If officials will not confront harm when it is happening in the room, why should we trust them when they claim their policies protect children outside it?

8 min read2026-05-01

The adults responsible for student safety were given a real-time test of protection. According to the reporting, they did not interrupt, did not object, and did not stop the meeting. They let a student absorb the discomfort that belonged to them.

According to WSMV’s report on the April 2 Washington County Board of Education meeting, board member Keith Ervin turned to a student board member seated near him and said, “God, you’re hot. Do you know that? Where do you go to school at?” WSMV reported that laughter could be heard after the comment and that the meeting continued, “seemingly with no acknowledgement of the exchange.”

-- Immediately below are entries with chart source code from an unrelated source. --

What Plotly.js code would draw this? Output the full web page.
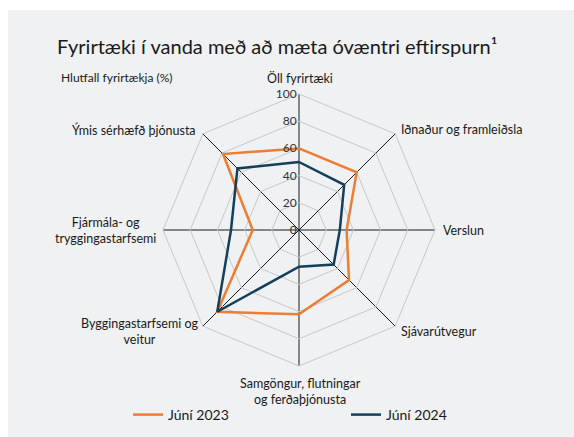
<!DOCTYPE html>
<html>
<head>
<meta charset="utf-8">
<script src="https://cdn.plot.ly/plotly-3.0.1.min.js"></script>
<style>html,body{margin:0;padding:0;background:#fff;}#chart{width:574px;height:437px;}</style>
</head>
<body>
<div id="chart"></div>
<script>
const categories = [
  "Öll fyrirtæki",
  "Iðnaður og framleiðsla",
  "Verslun",
  "Sjávarútvegur",
  "Samgöngur, flutningar og ferðaþjónusta",
  "Byggingastarfsemi og veitur",
  "Fjármála- og tryggingastarfsemi",
  "Ýmis sérhæfð þjónusta"
];
const june2023 = [60, 60, 35, 52, 62, 85, 34, 79];
const june2024 = [50, 47, 30, 36, 27, 85, 50, 64];
const seriesNames = ["Júní 2023", "Júní 2024"];
const radialTicks = [0, 20, 40, 60, 80, 100];

const FONT = "Lato, 'Open Sans', sans-serif";
const W = 574, H = 437;
const px = x => x / W;
const py = y => 1 - y / H;

function closed(a) { return a.concat([a[0]]); }

const traces = [
  {
    type: "scatterpolar", mode: "lines", name: seriesNames[0],
    r: closed(june2023), theta: closed(categories),
    line: { color: "#ed7d31", width: 2.5 }, legend: "legend"
  },
  {
    type: "scatterpolar", mode: "lines", name: seriesNames[1],
    r: closed(june2024), theta: closed(categories),
    line: { color: "#143f5a", width: 2.5 }, legend: "legend2"
  }
];

const labelPos = [
  { x: 300, y: 78, xa: "center" },
  { x: 399, y: 130, xa: "left" },
  { x: 441, y: 231, xa: "left" },
  { x: 399, y: 331, xa: "left" },
  { x: 300, y: 391, xa: "center", text: "Samgöngur, flutningar<br>og ferðaþjónusta" },
  { x: 139, y: 331, xa: "center", text: "Byggingastarfsemi og<br>veitur" },
  { x: 105, y: 231, xa: "center", text: "Fjármála- og<br>tryggingastarfsemi" },
  { x: 198, y: 130, xa: "right" }
];

const annotations = categories.map((c, i) => ({
  xref: "paper", yref: "paper",
  x: px(labelPos[i].x), y: py(labelPos[i].y),
  xanchor: labelPos[i].xa, yanchor: "middle",
  text: labelPos[i].text || c, showarrow: false, align: "center",
  font: { family: FONT, size: 12.5, color: "#1a1a1a" }
}));
annotations.push({
  xref: "paper", yref: "paper", x: px(59), y: py(78),
  xanchor: "left", yanchor: "middle", showarrow: false,
  text: "Hlutfall fyrirtækja (%)",
  font: { family: FONT, size: 12, color: "#1a1a1a" }
});

const legendFont = { family: FONT, size: 14, color: "#1a1a1a" };

const layout = {
  width: W, height: H,
  margin: { l: 0, r: 0, t: 0, b: 0 },
  paper_bgcolor: "#ffffff",
  font: { family: FONT, color: "#1a1a1a" },
  title: {
    text: "Fyrirtæki í vanda með að mæta óvæntri eftirspurn¹",
    x: px(57), xanchor: "left", y: py(47), yanchor: "middle",
    xref: "paper", yref: "paper",
    font: { family: FONT, size: 20, color: "#1a1a1a" }
  },
  shapes: [{
    type: "rect", xref: "paper", yref: "paper", layer: "below",
    x0: px(8), x1: 1, y0: 0, y1: py(10),
    fillcolor: "#eff1f3", line: { width: 0 }
  }],
  polar: {
    domain: { x: [px(163), px(435)], y: [py(366), py(94)] },
    bgcolor: "rgba(0,0,0,0)",
    gridshape: "linear",
    radialaxis: {
      range: [0, 100], tickvals: radialTicks, ticktext: radialTicks.map(String),
      angle: 90, tickangle: 90, side: "counterclockwise",
      showline: false, ticks: "", gridcolor: "#c8c8c8", gridwidth: 1,
      tickfont: { family: FONT, size: 12, color: "#333" }
    },
    angularaxis: {
      type: "category", categoryarray: categories,
      rotation: 90, direction: "clockwise",
      showticklabels: false, ticks: "",
      gridcolor: "#1a1a1a", gridwidth: 1,
      showline: true, linecolor: "#c8c8c8", linewidth: 1
    }
  },
  showlegend: true,
  legend: {
    orientation: "h", x: px(128), xanchor: "left", y: py(415), yanchor: "middle",
    bgcolor: "rgba(0,0,0,0)", font: legendFont
  },
  legend2: {
    orientation: "h", x: px(346), xanchor: "left", y: py(415), yanchor: "middle",
    bgcolor: "rgba(0,0,0,0)", font: legendFont
  },
  annotations: annotations
};

Plotly.newPlot("chart", traces, layout, { displayModeBar: false, staticPlot: true });
</script>
</body>
</html>
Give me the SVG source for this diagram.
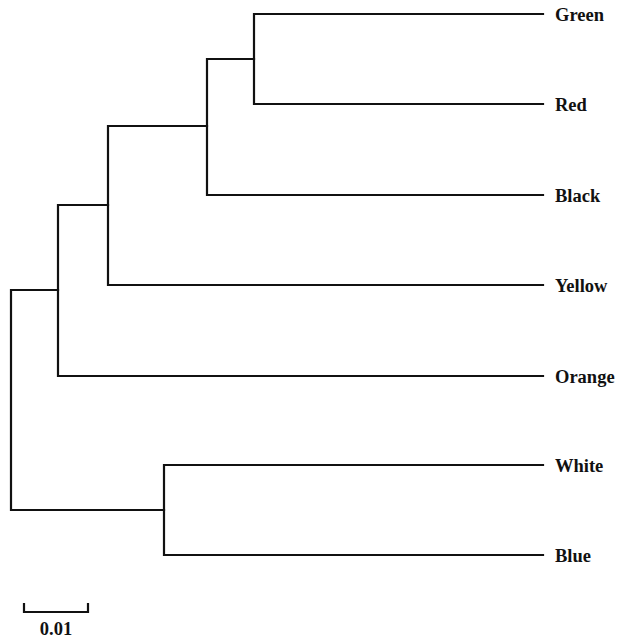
<svg xmlns="http://www.w3.org/2000/svg" width="617" height="641" viewBox="0 0 617 641">
<style>
.br{fill:none;stroke:#111;stroke-width:2.2;stroke-linecap:square}
.lb{font-family:"Liberation Serif","Times New Roman",serif;font-weight:bold;font-size:18.5px;fill:#111}
</style>
<rect width="617" height="641" fill="#fff"/>
<g id="connectors">
<path class="br" d="M254,14 H543 M254,104 H543 M254,14 V104"/>
<path class="br" d="M207,59 H254 M207,195 H543 M207,59 V195"/>
<path class="br" d="M108,126 H207 M108,285 H543 M108,126 V285"/>
<path class="br" d="M58,205 H108 M58,376 H543 M58,205 V376"/>
<path class="br" d="M164,465 H543 M164,555 H543 M164,465 V555"/>
<path class="br" d="M11,290 H58 M11,510 H164 M11,290 V510"/>
</g>
<g id="green"><text class="lb" x="555" y="20.5">Green</text></g>
<g id="red"><text class="lb" x="555" y="110.5">Red</text></g>
<g id="black"><text class="lb" x="555" y="201.5">Black</text></g>
<g id="yellow"><text class="lb" x="555" y="291.5">Yellow</text></g>
<g id="orange"><text class="lb" x="555" y="382.5">Orange</text></g>
<g id="white"><text class="lb" x="555" y="471.5">White</text></g>
<g id="blue"><text class="lb" x="555" y="561.5">Blue</text></g>
<g id="scale">
<path class="br" d="M24,604 V612 H88 V604"/>
<text class="lb" x="56" y="635" text-anchor="middle">0.01</text>
</g>
</svg>
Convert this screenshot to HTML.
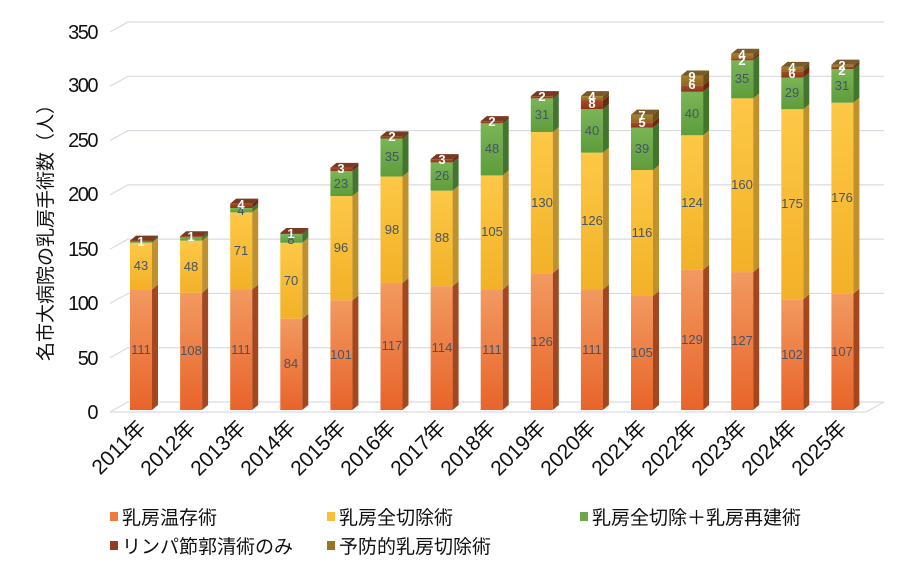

That is not a side detail. That is the warning.

The public does not need another official speech about protecting children from danger somewhere else. It needs to know whether the adults already entrusted with student safety are willing to act when a young person is demeaned directly in front of them.

It takes only a little bit of courage to confront harm when it is happening in the room, especially when the person crossing the line has status, familiarity, or a seat at the table. It takes even more courage to support policies that would force institutions to look inward, expose their own failures, and hold trusted adults accountable. If officials will not do the first, why should the public trust them when they claim to be doing the second?

If officials will not confront harm when it is happening in the room, why should we trust them when they claim their policies protect children outside it?
The Hard Thing Was Obvious

The hard and right thing would have been for one adult — just one — to reject the laughter.

Not later. Not after the clip circulated. Not after parents were angry. Not after the district needed a statement. In the moment.

One adult could have interrupted. One adult could have said, “That is inappropriate.” One adult could have checked on the student. One adult could have made clear that student participation in public governance does not include being publicly appraised by an adult in power.

The adults in the room did not need a new law to know what the moment required. They needed the courage to make the room uncomfortable on behalf of the student instead of allowing the student to absorb the discomfort for them.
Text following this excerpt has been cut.